I think it is interesting that intention is part of wisdom in the eightfold path.
Morality - Right action, Right Speech, Right Livelyhood
Concentration - right meditation, right effort, right mindfulness
Wisdom - right intention, right view
Isn't that interesting? I think you can change the course of your ship with intention. In meditation you intend to follow the breath and you embody that intention. A 12 stepper reinvents their intention to be avoiding alcohol.
Comments
Indeed.
Intention is vow taking or refuge in the formal sense. I intend to be a Buddhist as soon as we agree on the cushion covers . . .
http://www.jgambini.com/hundredth_name.html
What's interesting is that Right Intention (samma sankappo), is also called "Right Resolve". Which is two totally different things I think, but I guess these are just translations.
Yes it is @Jeffrey, Intention rests amongst the vital aspects of buddhism and is only revealed when good intention is realised; above all it is one of the most beautiful and edifying aspects of The Wisdom that does not reveal itself, as it only does so with Right Intention.
Let's use the analogy that in a self-conscious ship, it's steering wheel is the motivation, and the rudder that steers the ship is it's intention. Where is this ship going - nowhere but here...
Intention is All, as they say.
if you follow the path and 'do' everything right, but your Intention is off-kilter, then you may as well stay where you are, kickin' stones....
good intention=skilful thought which brings good results
bad intention= unskilful thought which brings bad results
Right intention=Right thought which is in Noble Eightfold path
I would (and have) said that wisdom has to be a part of intention.
yes I think they inter relate like that, vinlyn
the old saying that "the road to hell is paved with good intentions" might better, IMHO, he phrased that "the road to hell is paved with good intentions and cemented with a lack of wisdom"
I never understood that phrase. Is it the same as 'leave well enough alone'?
Means people can "good intention" their way into really bad circumstances. Mostly in having so-called good intentions with a lack of wisdom and skillful means. Just because someone says they had good intentions, doesn't necessarily mean their intentions had good results, and oftentimes, the people who say "I had good intentions..." the most make the same mistakes over and over again, using their good intentions to continue creating bad situations.
I think it's more akin to "No Good Deed goes Unpunished".....
Or, we may originally intend to carry out a good intention - but then fail, can't be asked, or have the wrong motivation, and the deed backfires....
Even more interesting, is that in many translations, "Right Thought" is preferred.
A book by The Buddhist Society uses "Right Thought," as "seeing the world as it is" or thinking in the right way.

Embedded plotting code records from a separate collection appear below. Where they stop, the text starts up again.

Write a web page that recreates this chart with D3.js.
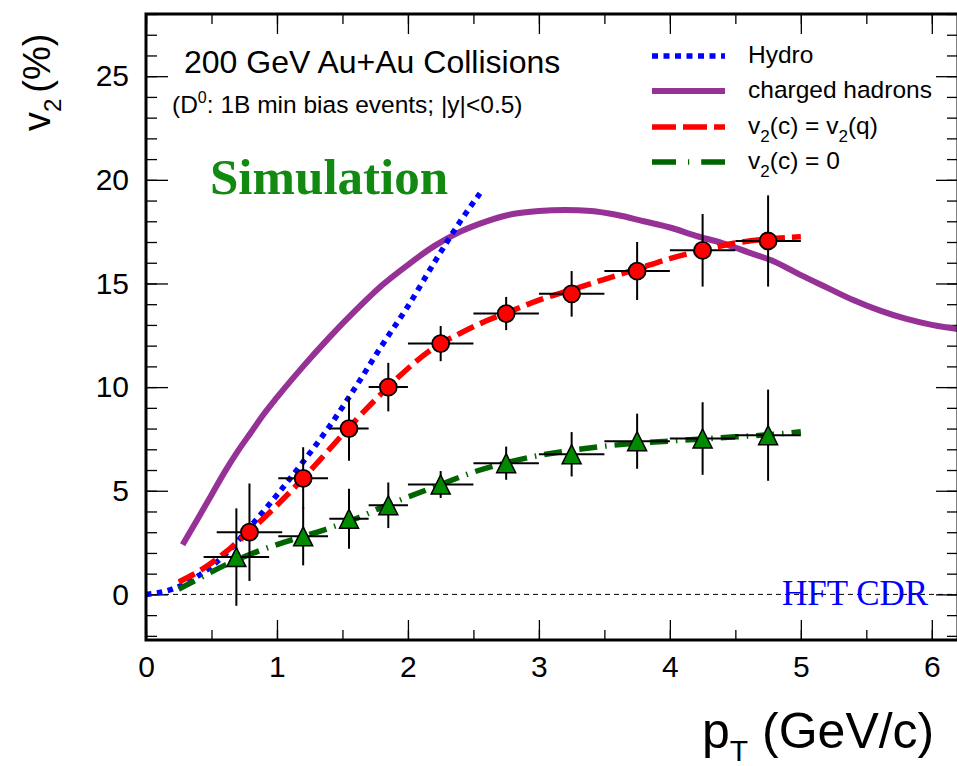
<!DOCTYPE html>
<html>
<head>
<meta charset="utf-8">
<script src="https://cdn.jsdelivr.net/npm/d3@7"></script>
<style>
  html, body { margin: 0; padding: 0; background: #fff; }
</style>
</head>
<body>
<svg id="chart" width="957" height="766" font-family="'Liberation Sans', Arial, Helvetica, sans-serif"></svg>
<script>
// ---- data -------------------------------------------------------------
// Hydro prediction (pT, v2 %)
const hydroPt = [0, 0.2, 0.4, 0.6, 0.8, 1.0, 1.2, 1.4, 1.6, 1.8, 2.0, 2.2, 2.4, 2.55];
const hydroV2 = [0, 0.25, 0.9, 1.9, 3.3, 4.8, 6.4, 8.1, 10.0, 12.0, 13.9, 16.0, 18.0, 19.35];

// Charged hadron v2
const hadronPt = [0.28, 0.4, 0.5, 0.6, 0.7, 0.8, 0.9, 1.0, 1.2, 1.4, 1.6, 1.8, 2.0, 2.2, 2.4, 2.6, 2.8, 3.0, 3.2, 3.4, 3.6, 3.8, 4.0, 4.2, 4.4, 4.6, 4.8, 5.0, 5.2, 5.4, 5.6, 5.8, 6.0, 6.2];
const hadronV2 = [2.4, 3.7, 4.8, 5.9, 6.9, 7.8, 8.7, 9.5, 11.0, 12.4, 13.7, 14.9, 15.9, 16.8, 17.5, 18.0, 18.35, 18.5, 18.55, 18.5, 18.3, 18.0, 17.7, 17.3, 16.95, 16.5, 16.05, 15.4, 14.8, 14.2, 13.7, 13.3, 13.0, 12.8];

// v2(c) = v2(q) expectation
const quarkPt = [0.25, 0.4, 0.6, 0.8, 1.0, 1.2, 1.4, 1.6, 1.8, 2.0, 2.2, 2.4, 2.6, 2.8, 3.0, 3.25, 3.5, 3.75, 4.0, 4.25, 4.5, 4.75, 5.0];
const quarkV2 = [0.6, 1.1, 2.0, 3.1, 4.3, 5.6, 7.0, 8.4, 9.7, 10.9, 11.9, 12.6, 13.2, 13.7, 14.2, 14.7, 15.2, 15.7, 16.2, 16.6, 16.95, 17.15, 17.25];

// v2(c) = 0 expectation
const zeroPt = [0.25, 0.4, 0.6, 0.8, 1.0, 1.2, 1.4, 1.6, 1.8, 2.0, 2.25, 2.5, 2.75, 3.0, 3.25, 3.5, 3.75, 4.0, 4.25, 4.5, 4.75, 5.0];
const zeroV2 = [0.25, 0.75, 1.4, 1.95, 2.4, 2.8, 3.2, 3.65, 4.2, 4.7, 5.3, 5.9, 6.35, 6.7, 6.95, 7.15, 7.3, 7.4, 7.5, 7.6, 7.7, 7.85];

// Simulated D0 points, v2(c) = v2(q)
const redPt   = [0.79, 1.2, 1.55, 1.85, 2.25, 2.75, 3.25, 3.75, 4.25, 4.75];
const redV2   = [3.0, 5.6, 8.0, 10.0, 12.1, 13.55, 14.5, 15.6, 16.6, 17.05];
const redPtErr = [0.25, 0.19, 0.15, 0.15, 0.25, 0.25, 0.25, 0.25, 0.25, 0.25];
const redV2Err = [2.35, 1.5, 1.55, 1.17, 0.85, 0.8, 1.1, 1.4, 1.75, 2.2];

// Simulated D0 points, v2(c) = 0
const greenPt   = [0.69, 1.2, 1.55, 1.85, 2.25, 2.75, 3.25, 3.75, 4.25, 4.75];
const greenV2   = [1.8, 2.8, 3.65, 4.3, 5.3, 6.33, 6.76, 7.39, 7.52, 7.68];
const greenPtErr = [0.25, 0.19, 0.15, 0.15, 0.25, 0.25, 0.25, 0.25, 0.25, 0.25];
const greenV2Err = [2.35, 1.4, 1.45, 1.1, 0.65, 0.8, 1.07, 1.33, 1.75, 2.2];

// Axis ticks
const xMajorTicks = [0, 1, 2, 3, 4, 5, 6];
const yMajorTicks = [0, 5, 10, 15, 20, 25];

// Legend entries
const legendLabels = ["Hydro", "charged hadrons", "v2(c) = v2(q)", "v2(c) = 0"];

// ---- layout -----------------------------------------------------------
const SANS = "'Liberation Sans', Arial, Helvetica, sans-serif";
const SERIF = "'Liberation Serif', 'Times New Roman', Times, serif";
const svg = d3.select("#chart");
const X0 = 146, X1 = 958, Y0 = 640, Y1 = 14;
const x = d3.scaleLinear().domain([0, 6.2]).range([X0, X1]);
const y = d3.scaleLinear().domain([-2.2, 28]).range([Y0, Y1]);

const clipId = "plotclip";
svg.append("defs").append("clipPath").attr("id", clipId)
  .append("rect").attr("x", X0).attr("y", Y1).attr("width", X1 - X0).attr("height", Y0 - Y1);

// ---- axes -------------------------------------------------------------
const xMinor = d3.range(0, 6.21, 0.5);
const yMinor = d3.range(-2, 28.01, 1);

function styleAxis(g) {
  g.select(".domain").remove();
  g.selectAll("line").attr("stroke", "#000").attr("stroke-width", 1.3);
  g.selectAll("text").attr("font-size", 30).attr("fill", "#000").attr("font-family", SANS);
}

// bottom
svg.append("g").attr("transform", `translate(0,${Y0})`)
  .call(d3.axisBottom(x).tickValues(xMinor).tickSize(-10).tickFormat(""))
  .call(styleAxis);
svg.append("g").attr("transform", `translate(0,${Y0})`)
  .call(d3.axisBottom(x).tickValues(xMajorTicks).tickSize(-20).tickPadding(16).tickFormat(d3.format("d")))
  .call(styleAxis);
// top (mirror)
svg.append("g").attr("transform", `translate(0,${Y1})`)
  .call(d3.axisTop(x).tickValues(xMinor).tickSize(-10).tickFormat(""))
  .call(styleAxis);
svg.append("g").attr("transform", `translate(0,${Y1})`)
  .call(d3.axisTop(x).tickValues(xMajorTicks).tickSize(-20).tickFormat(""))
  .call(styleAxis);
// left
svg.append("g").attr("transform", `translate(${X0},0)`)
  .call(d3.axisLeft(y).tickValues(yMinor).tickSize(-11).tickFormat(""))
  .call(styleAxis);
svg.append("g").attr("transform", `translate(${X0},0)`)
  .call(d3.axisLeft(y).tickValues(yMajorTicks).tickSize(-22).tickPadding(17).tickFormat(d3.format("d")))
  .call(styleAxis);
// right (mirror)
svg.append("g").attr("transform", `translate(${X1},0)`)
  .call(d3.axisRight(y).tickValues(yMinor).tickSize(-11).tickFormat(""))
  .call(styleAxis);
svg.append("g").attr("transform", `translate(${X1},0)`)
  .call(d3.axisRight(y).tickValues(yMajorTicks).tickSize(-22).tickFormat(""))
  .call(styleAxis);

// zero reference line
svg.append("line")
  .attr("x1", X0).attr("x2", X1).attr("y1", y(0)).attr("y2", y(0))
  .attr("stroke", "#000").attr("stroke-width", 1).attr("stroke-dasharray", "5,4");

// HFT CDR tag
svg.append("text").attr("x", 782).attr("y", 605)
  .attr("font-family", SERIF)
  .attr("font-size", 35).attr("fill", "#0000ff").text("HFT CDR");

// ---- curves -----------------------------------------------------------
const plot = svg.append("g").attr("clip-path", `url(#${clipId})`);
const lineGen = d3.line().x(d => x(d[0])).y(d => y(d[1])).curve(d3.curveMonotoneX);

function drawCurve(pts, vals, color, width, dash) {
  plot.append("path")
    .datum(pts.map((p, i) => [p, vals[i]]))
    .attr("d", lineGen)
    .attr("fill", "none")
    .attr("stroke", color)
    .attr("stroke-width", width)
    .attr("stroke-dasharray", dash);
}

drawCurve(hadronPt, hadronV2, "#963296", 6, null);
drawCurve(hydroPt, hydroV2, "#0000ff", 5.5, "5.5,5.5");
drawCurve(quarkPt, quarkV2, "#ff0000", 5.5, "18,7");
drawCurve(zeroPt, zeroV2, "#006400", 5.5, "18,8,1.5,8");

// ---- error bars and markers ---------------------------------------------
function drawPoints(pts, vals, ptErr, vErr, kind) {
  const g = svg.append("g");
  pts.forEach((p, i) => {
    g.append("line")
      .attr("x1", x(p - ptErr[i])).attr("x2", x(p + ptErr[i]))
      .attr("y1", y(vals[i])).attr("y2", y(vals[i]))
      .attr("stroke", "#000").attr("stroke-width", 2);
    g.append("line")
      .attr("x1", x(p)).attr("x2", x(p))
      .attr("y1", y(vals[i] - vErr[i])).attr("y2", y(vals[i] + vErr[i]))
      .attr("stroke", "#000").attr("stroke-width", 2);
  });
  pts.forEach((p, i) => {
    const cx = x(p), cy = y(vals[i]);
    if (kind === "circle") {
      g.append("circle").attr("cx", cx).attr("cy", cy).attr("r", 8.5)
        .attr("fill", "#ff0000").attr("stroke", "#000").attr("stroke-width", 1.8);
    } else {
      const s = 9.5;
      g.append("path")
        .attr("d", `M${cx},${cy - s}L${cx + s},${cy + s}L${cx - s},${cy + s}Z`)
        .attr("fill", "#008a00").attr("stroke", "#000").attr("stroke-width", 1.5);
    }
  });
}

drawPoints(greenPt, greenV2, greenPtErr, greenV2Err, "triangle");
drawPoints(redPt, redV2, redPtErr, redV2Err, "circle");

// ---- frame --------------------------------------------------------------
svg.append("rect")
  .attr("x", X0).attr("y", Y1).attr("width", X1 - X0).attr("height", Y0 - Y1)
  .attr("fill", "none").attr("stroke", "#000").attr("stroke-width", 3);

// ---- annotations --------------------------------------------------------
svg.append("text").attr("x", 184).attr("y", 73).attr("font-size", 32)
  .text("200 GeV Au+Au Collisions");

const sub = svg.append("text").attr("x", 172).attr("y", 113).attr("font-size", 24.5);
sub.append("tspan").text("(D");
sub.append("tspan").attr("font-size", 16).attr("dy", -10).text("0");
sub.append("tspan").attr("dy", 10).text(": 1B min bias events; |y|<0.5)");

svg.append("text").attr("x", 210).attr("y", 194)
  .attr("font-family", SERIF)
  .attr("font-weight", "bold").attr("font-size", 51).attr("fill", "#128a12")
  .text("Simulation");

// ---- legend -------------------------------------------------------------
const legendRows = [
  { label: legendLabels[0], color: "#0000ff", width: 5.5, dash: "6,5.5", y: 56 },
  { label: legendLabels[1], color: "#963296", width: 6, dash: null, y: 91 },
  { label: legendLabels[2], color: "#ff0000", width: 5.5, dash: "24,7", y: 127 },
  { label: legendLabels[3], color: "#006400", width: 5.5, dash: "24,12,1.2,12", y: 162 }
];
const legend = svg.append("g");
legendRows.forEach(r => {
  legend.append("line").attr("x1", 652).attr("x2", 725).attr("y1", r.y).attr("y2", r.y)
    .attr("stroke", r.color).attr("stroke-width", r.width).attr("stroke-dasharray", r.dash);
  const t = legend.append("text").attr("x", 748).attr("y", r.y + 7).attr("font-size", 24.5);
  const m = r.label.match(/^v2\(c\) = (v2\(q\)|0)$/);
  if (m) {
    t.append("tspan").text("v");
    t.append("tspan").attr("font-size", 17).attr("dy", 8).text("2");
    t.append("tspan").attr("dy", -8).text("(c) = ");
    if (m[1] === "0") {
      t.append("tspan").text("0");
    } else {
      t.append("tspan").text("v");
      t.append("tspan").attr("font-size", 17).attr("dy", 8).text("2");
      t.append("tspan").attr("dy", -8).text("(q)");
    }
  } else {
    t.text(r.label);
  }
});

// ---- axis titles --------------------------------------------------------
const xt = svg.append("text").attr("x", 702).attr("y", 748).attr("font-size", 50);
xt.append("tspan").text("p");
xt.append("tspan").attr("font-size", 30).attr("dy", 13).text("T");
xt.append("tspan").attr("dy", -13).text(" (GeV/c)");

const yt = svg.append("text").attr("transform", "translate(50,131) rotate(-90)").attr("font-size", 38);
yt.append("tspan").text("v");
yt.append("tspan").attr("font-size", 24).attr("dy", 11).text("2");
yt.append("tspan").attr("dy", -11).attr("dx", 6).text("(%)");
</script>
</body>
</html>
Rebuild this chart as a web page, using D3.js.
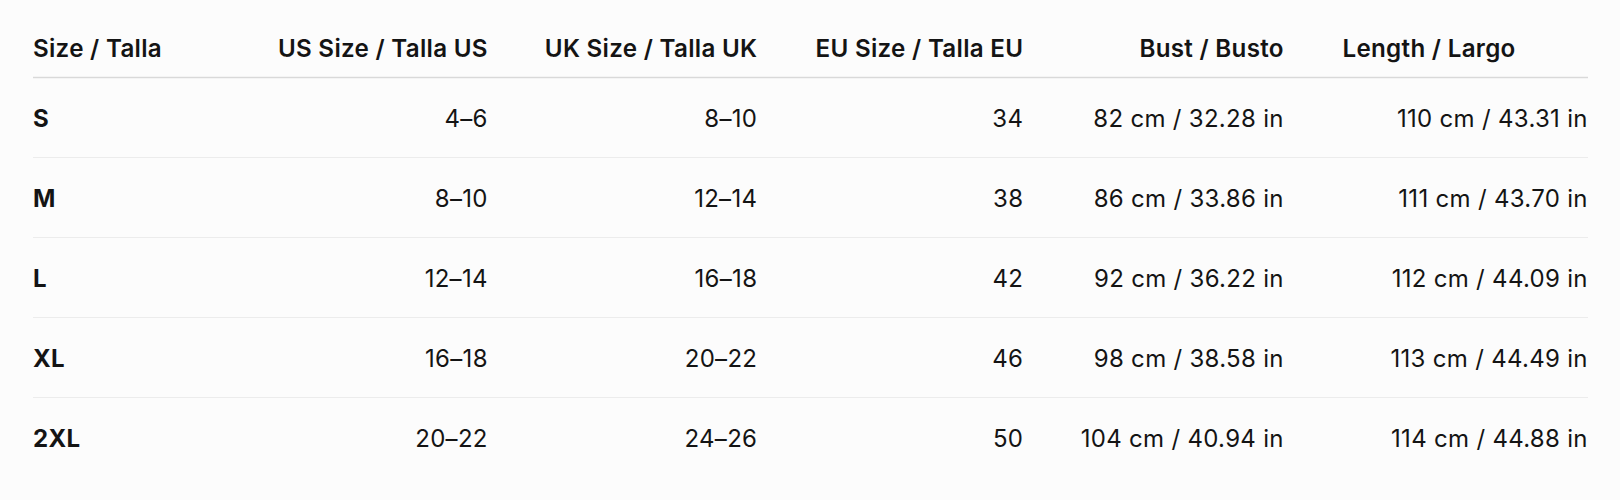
<!DOCTYPE html>
<html>
<head>
<meta charset="utf-8">
<script src="https://cdn.jsdelivr.net/npm/d3@7"></script>
<style>
  html, body { margin: 0; padding: 0; background: #fcfcfc; }
  svg { display: block; }
  text { font-family: Inter, "Noto Sans", sans-serif; fill: #141414; }
</style>
</head>
<body>
<svg id="chart" width="1620" height="500"></svg>
<script>
// ---- data ----
const headers = ["Size / Talla", "US Size / Talla US", "UK Size / Talla UK", "EU Size / Talla EU", "Bust / Busto", "Length / Largo"];
const sizes = ["S", "M", "L", "XL", "2XL"];
const usSizes = ["4–6", "8–10", "12–14", "16–18", "20–22"];
const ukSizes = ["8–10", "12–14", "16–18", "20–22", "24–26"];
const euSizes = [34, 38, 42, 46, 50];
const bustCm = [82, 86, 92, 98, 104];
const bustIn = ["32.28", "33.86", "36.22", "38.58", "40.94"];
const lengthCm = [110, 111, 112, 113, 114];
const lengthIn = ["43.31", "43.70", "44.09", "44.49", "44.88"];

// ---- layout ----
const W = 1620, H = 500;
const left = 33, right = 1588;
const headFont = 24.2, bodyFont = 24;
const headerBaseline = 56.7;
const headerLineY = 77.5;
const rowH = 80;
const colRight = [null, 487.8, 757.3, 1023.3, 1283.8, 1587.8];
const colAlign = ["start", "end", "end", "end", "end", "end"];
const headerX = [left, 487.8, 757.3, 1023.3, 1283.8, 1342.5];
const headerAnchor = ["start", "end", "end", "end", "end", "start"];

const rows = sizes.map((s, i) => [
  s, usSizes[i], ukSizes[i], String(euSizes[i]),
  `${bustCm[i]} cm / ${bustIn[i]} in`,
  `${lengthCm[i]} cm / ${lengthIn[i]} in`
]);

const svg = d3.select("#chart");
svg.append("rect").attr("width", W).attr("height", H).attr("fill", "#fcfcfc");

const y = d3.scaleBand().domain(d3.range(rows.length))
  .range([headerLineY, headerLineY + rowH * rows.length]);

// header
svg.append("g").selectAll("text").data(headers).join("text")
  .attr("x", (d, i) => headerX[i])
  .attr("y", headerBaseline)
  .attr("text-anchor", (d, i) => headerAnchor[i])
  .attr("font-size", headFont)
  .attr("font-weight", 600)
  .attr("letter-spacing", 0.28)
  .text(d => d);

svg.append("line")
  .attr("x1", left).attr("x2", right)
  .attr("y1", headerLineY).attr("y2", headerLineY)
  .attr("stroke", "#d9d9d9").attr("stroke-width", 1.3);

// row separators
svg.append("g").selectAll("line").data(d3.range(1, rows.length)).join("line")
  .attr("x1", left).attr("x2", right)
  .attr("y1", d => y(d)).attr("y2", d => y(d))
  .attr("stroke", "#ececec").attr("stroke-width", 1.2);

// rows
const rowG = svg.append("g").selectAll("g").data(rows).join("g")
  .attr("transform", (d, i) => `translate(0,${y(i) + y.bandwidth() / 2})`);

rowG.selectAll("text").data(d => d).join("text")
  .attr("x", (d, i) => i === 0 ? left : colRight[i])
  .attr("y", 0)
  .attr("dy", "0.38em")
  .attr("text-anchor", (d, i) => colAlign[i])
  .attr("font-size", bodyFont)
  .attr("font-weight", (d, i) => i === 0 ? 700 : 400)
  .attr("letter-spacing", 0.3)
  .text(d => d);
</script>
</body>
</html>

An old translation uses Right Thought, for example in this quote from the Vibhanga Sutta (Vinayapitaka):
"Right thought consists of thought in which there is neither confusion nor distraction, neither anger nor hate, neither desire nor lust."
Bikkhu Bodhi prefers, again "Right Intention" in his translation of the Saccavibhanga Sutta (Majjhima Nikaya):
"And what, friends, is right intention? Intention of renunciation, intention of non-ill will, and intention of non-cruelty-this is called right intention."
Ajahn Sumedho prefers Right Aspiration (as in Right Attitude or Intention). Aspiration to know the ultimate reality beyond the conditioning of the fixed ideas about the world our ego has created down the years.
To bite the snake's tail, an aspiration to "seeing the world as it is."
This is from MN117, describing how the relevant path factors work together:
"One makes an effort for the abandoning of wrong intention & for entering right intention: This is one's right effort.
One is mindful to abandon wrong intention & to enter & remain in right intention: This is one's right mindfulness.
Thus these three qualities — right view, right effort, & right mindfulness — run & circle around right intention."